In order to shorten this up and let you get to sleep; here is a summary of how the salt in the Paradox formation eventually ended up 4,000 feet above sea level creating much of the magnificent scenery in eastern Utah. Geologists aren’t happy unless there is a label on a process and this process has taken on salt tectonics as its claim to fame. Salt is explanatory, tectonics is the processes that form the structures of the earth’s crust. In this situation, Salt tectonics refers to the movement and deformation of salt layers (usually halite) in the Paradox formation due to the low density and ductile nature of salt.
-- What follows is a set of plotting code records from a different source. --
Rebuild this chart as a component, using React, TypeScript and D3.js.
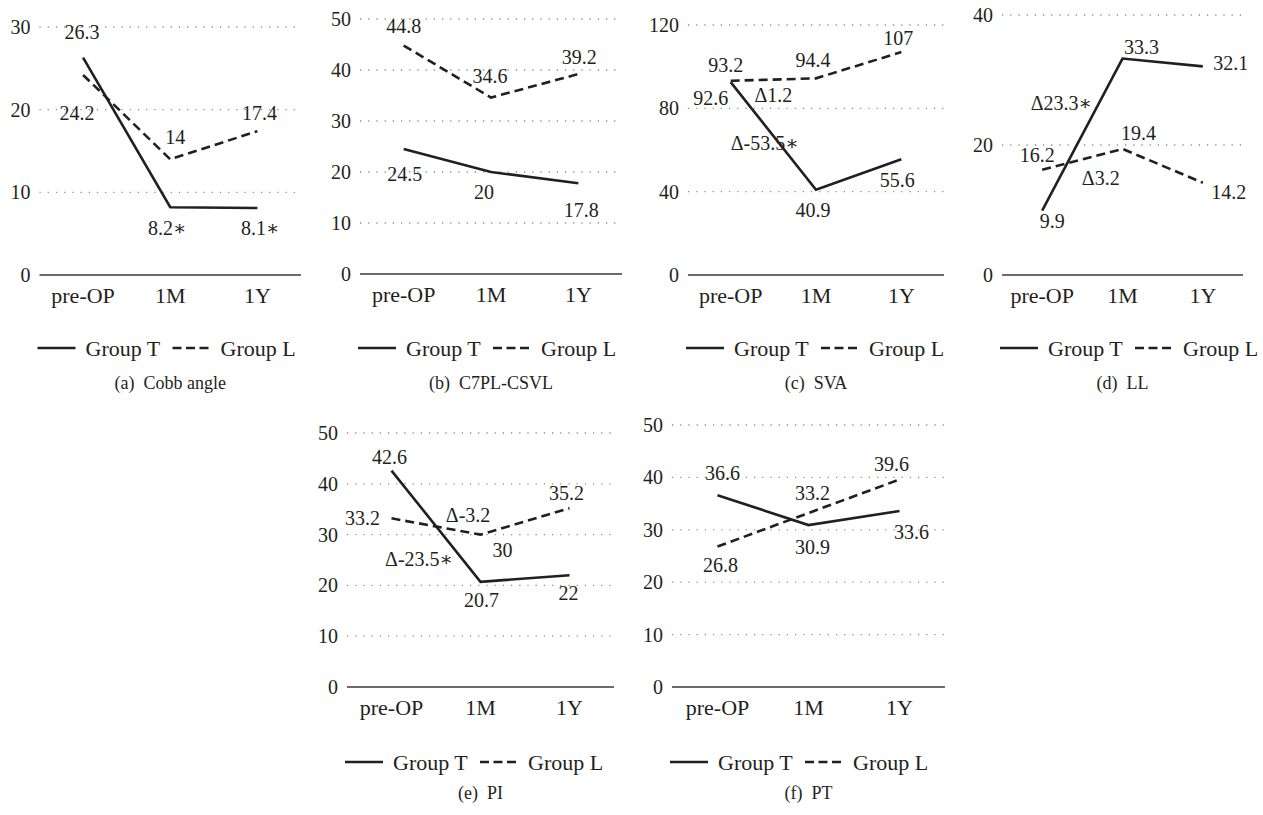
import * as d3 from 'd3';

// categories + series values
const categories = ['pre-OP', '1M', '1Y'];

const cobbT = [26.3, 8.2, 8.1];
const cobbL = [24.2, 14, 17.4];
const cobbSigT = [false, true, true];
const cobbTicks = [0, 10, 20, 30];

const c7T = [24.5, 20, 17.8];
const c7L = [44.8, 34.6, 39.2];
const c7Ticks = [0, 10, 20, 30, 40, 50];

const svaT = [92.6, 40.9, 55.6];
const svaL = [93.2, 94.4, 107];
const svaTicks = [0, 40, 80, 120];

const llT = [9.9, 33.3, 32.1];
const llL = [16.2, 19.4, 14.2];
const llTicks = [0, 20, 40];

const piT = [42.6, 20.7, 22];
const piL = [33.2, 30, 35.2];
const piTicks = [0, 10, 20, 30, 40, 50];

const ptT = [36.6, 30.9, 33.6];
const ptL = [26.8, 33.2, 39.6];
const ptTicks = [0, 10, 20, 30, 40, 50];

const noSig = [false, false, false];

const FONT = "'Liberation Serif', 'DejaVu Serif', serif";
const INK = '#231f20';

type Note = { text: string; at: number; v: number };

interface Panel {
  caption: string;
  t: number[];
  l: number[];
  sigT: boolean[];
  ticks: number[];
  // layout
  x0: number; x1: number; yBase: number; yTop: number;
  offT: number[][]; offL: number[][];
  notes: Note[];
}

const panels: Panel[] = [
  {
    caption: '(a)  Cobb angle', t: cobbT, l: cobbL, sigT: cobbSigT, ticks: cobbTicks,
    x0: 39.5, x1: 301, yBase: 275, yTop: 27,
    offT: [[-1, -26], [-3, 21], [3, 20]], offL: [[-6, 38], [5, -22], [2, -18]],
    notes: [],
  },
  {
    caption: '(b)  C7PL-CSVL', t: c7T, l: c7L, sigT: noSig, ticks: c7Ticks,
    x0: 360, x1: 622, yBase: 274, yTop: 19,
    offT: [[1, 25], [-7, 20], [3, 27]], offL: [[0, -20], [-1, -22], [1, -17]],
    notes: [],
  },
  {
    caption: '(c)  SVA', t: svaT, l: svaL, sigT: noSig, ticks: svaTicks,
    x0: 688, x1: 944, yBase: 275, yTop: 25,
    offT: [[-20, 16], [-3, 20], [-4, 21]], offL: [[-5, -16], [-3, -18], [-3, -14]],
    notes: [{ text: 'Δ1.2', at: 0.5, v: 86.4 }, { text: 'Δ-53.5∗', at: 0.4, v: 63.4 }],
  },
  {
    caption: '(d)  LL', t: llT, l: llL, sigT: noSig, ticks: llTicks,
    x0: 1002, x1: 1243, yBase: 275, yTop: 15,
    offT: [[10, 10], [19, -12], [28, -3]], offL: [[-5, -15], [16, -16], [26, 9]],
    notes: [{ text: 'Δ23.3∗', at: 0.24, v: 26.5 }, { text: 'Δ3.2', at: 0.73, v: 14.9 }],
  },
  {
    caption: '(e)  PI', t: piT, l: piL, sigT: noSig, ticks: piTicks,
    x0: 347, x1: 614, yBase: 687, yTop: 433,
    offT: [[-2, -14], [1, 18], [-1, 18]], offL: [[-29, 0], [22, 15], [-3, -15]],
    notes: [{ text: 'Δ-3.2', at: 0.86, v: 33.9 }, { text: 'Δ-23.5∗', at: 0.31, v: 25.2 }],
  },
  {
    caption: '(f)  PT', t: ptT, l: ptL, sigT: noSig, ticks: ptTicks,
    x0: 672, x1: 945, yBase: 687, yTop: 425,
    offT: [[5, -22], [4, 22], [12, 21]], offL: [[3, 18], [4, -20], [-8, -15]],
    notes: [],
  },
];

function LinePanel({ p }: { p: Panel }) {
  const x = d3.scalePoint<string>().domain(categories).range([p.x0, p.x1]).padding(0.5);
  const top = d3.max(p.ticks) as number;
  const y = d3.scaleLinear().domain([0, top]).range([p.yBase, p.yTop]);
  const line = d3.line<number>()
    .x((_, i) => x(categories[i]) as number)
    .y((d) => y(d));

  const mid = (p.x0 + p.x1) / 2;
  const lx = p.x0 - 2;
  const ly = p.yBase === 687 ? 762 : 348;
  const cy = p.yBase === 687 ? 793 : 383;

  const label = (v: number, i: number, off: number[], star: boolean, key: string) => (
    <text key={key} x={(x(categories[i]) as number) + off[0]} y={y(v) + off[1]}
      textAnchor="middle" dominantBaseline="central">
      {String(v) + (star ? '∗' : '')}
    </text>
  );

  return (
    <g style={{ fontFamily: FONT }} fill={INK}>
      {p.ticks.filter((t) => t > 0).map((t) => (
        <line key={'g' + t} x1={p.x0} x2={p.x1} y1={y(t)} y2={y(t)}
          stroke="#8a8a8a" strokeWidth={1.3} strokeDasharray="1.2 7" />
      ))}
      <line x1={p.x0} x2={p.x1} y1={p.yBase} y2={p.yBase} stroke="#3a3a3a" strokeWidth={1.3} />
      {p.ticks.map((t) => (
        <text key={'t' + t} x={p.x0 - 9} y={y(t)} textAnchor="end" dominantBaseline="central" fontSize={20}>
          {t}
        </text>
      ))}
      {categories.map((c) => (
        <text key={c} x={x(c)} y={p.yBase + 20} textAnchor="middle" dominantBaseline="central" fontSize={22}>
          {c}
        </text>
      ))}
      <path d={line(p.l) as string} fill="none" stroke={INK} strokeWidth={2.6} strokeDasharray="9 5" />
      <path d={line(p.t) as string} fill="none" stroke={INK} strokeWidth={2.6} />
      <g fontSize={20}>
        {p.t.map((v, i) => label(v, i, p.offT[i], p.sigT[i], 'lt' + i))}
        {p.l.map((v, i) => label(v, i, p.offL[i], false, 'll' + i))}
        {p.notes.map((n, i) => (
          <text key={'n' + i} x={(x(categories[0]) as number) + n.at * x.step()} y={y(n.v)}
            textAnchor="middle" dominantBaseline="central">
            {n.text}
          </text>
        ))}
      </g>
      <g fontSize={22}>
        <line x1={lx} x2={lx + 38} y1={ly} y2={ly} stroke={INK} strokeWidth={2.6} />
        <text x={lx + 48} y={ly} dominantBaseline="central">Group T</text>
        <line x1={lx + 135} x2={lx + 172} y1={ly} y2={ly} stroke={INK} strokeWidth={2.6} strokeDasharray="9 4.5" />
        <text x={lx + 183} y={ly} dominantBaseline="central">Group L</text>
      </g>
      <text x={mid} y={cy} textAnchor="middle" dominantBaseline="central" fontSize={18} style={{ whiteSpace: 'pre' }}>
        {p.caption}
      </text>
    </g>
  );
}

export default function App() {
  return (
    <svg width={1263} height={815} style={{ position: 'absolute', left: 0, top: 0, background: '#fff' }}>
      {panels.map((p) => <LinePanel key={p.caption} p={p} />)}
    </svg>
  );
}
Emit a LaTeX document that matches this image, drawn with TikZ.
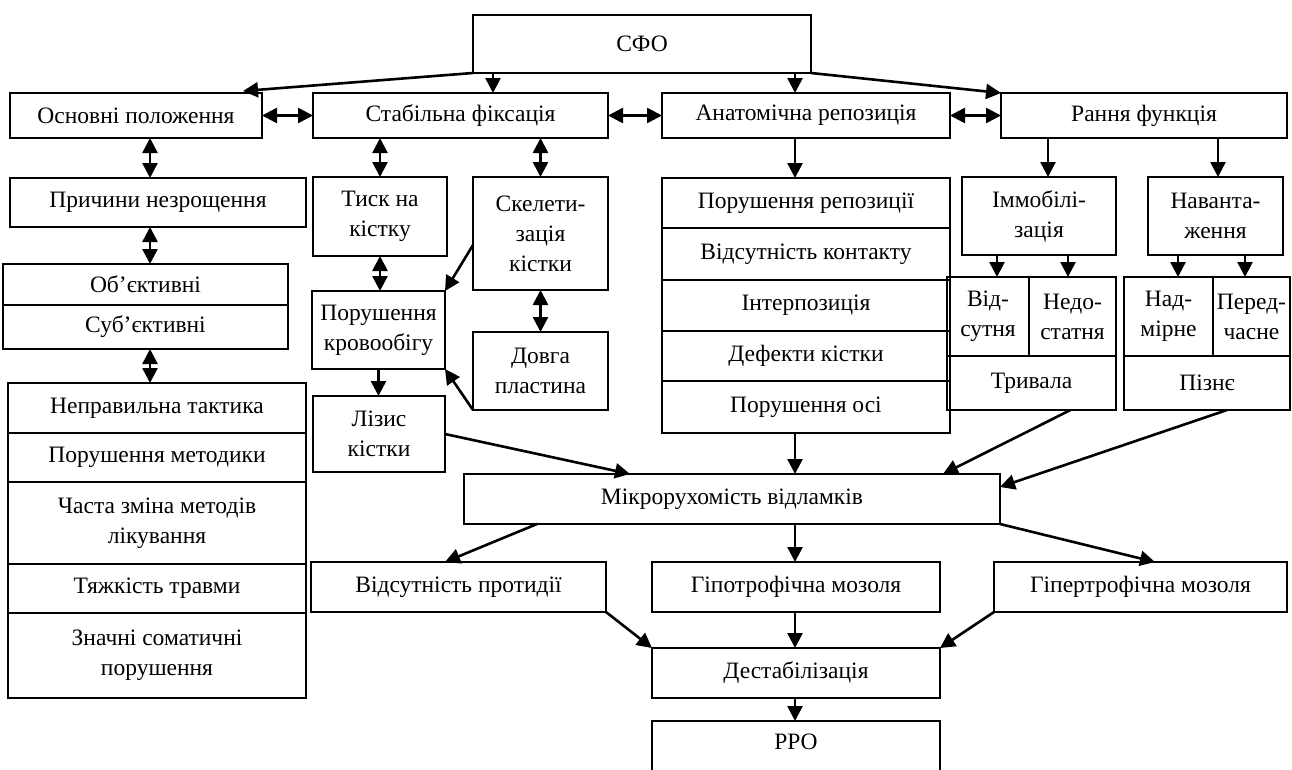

When overburden pressure increases (i.e. more and more geologic formations are deposited on top of the Paradox – my favorite due to name only, being the Honaker Trail formation), salt can flow, creating distinct geological structures. These structures end up deforming the overlying formations. In those deformations, as well as later regional tectonic excitement (The Colorado Plateau), joints and faults form in the overlying units contributing to the formation of fins and arches. Fins being the elongated thin banding shown on the photo above of the Devils Garden Trail.

Key resulting features:

  • Salt domes/diapirs – upward-moving columns of salt that pierce overlying rock.
  • Salt walls and ridges – elongated intrusions of salt between tilted rock layers.
  • Mini-basins – depressions that form adjacent to rising salt due to sediment loading.
  • Salt canopies – extensive, near-surface sheets formed when salt spreads laterally.
  • Faulting and folding – induced in surrounding strata by the flow or withdrawal of salt.

Eventually, with the uplift of the Colorado Plateau which includes the Paradox Basin it all ended up in the erosion mill at the surface.

Seismic section of a salt diapir (magenta line)

This one is a little less clear. Salt walls are long walls along most of the valley walls shown on the Paradox Basin map above. The pink is the salt. It pushes up the overlying formations and then gypsum (yellow) forms on the surface. In the desert environment gypsum is fairly recalcitrant to erosion.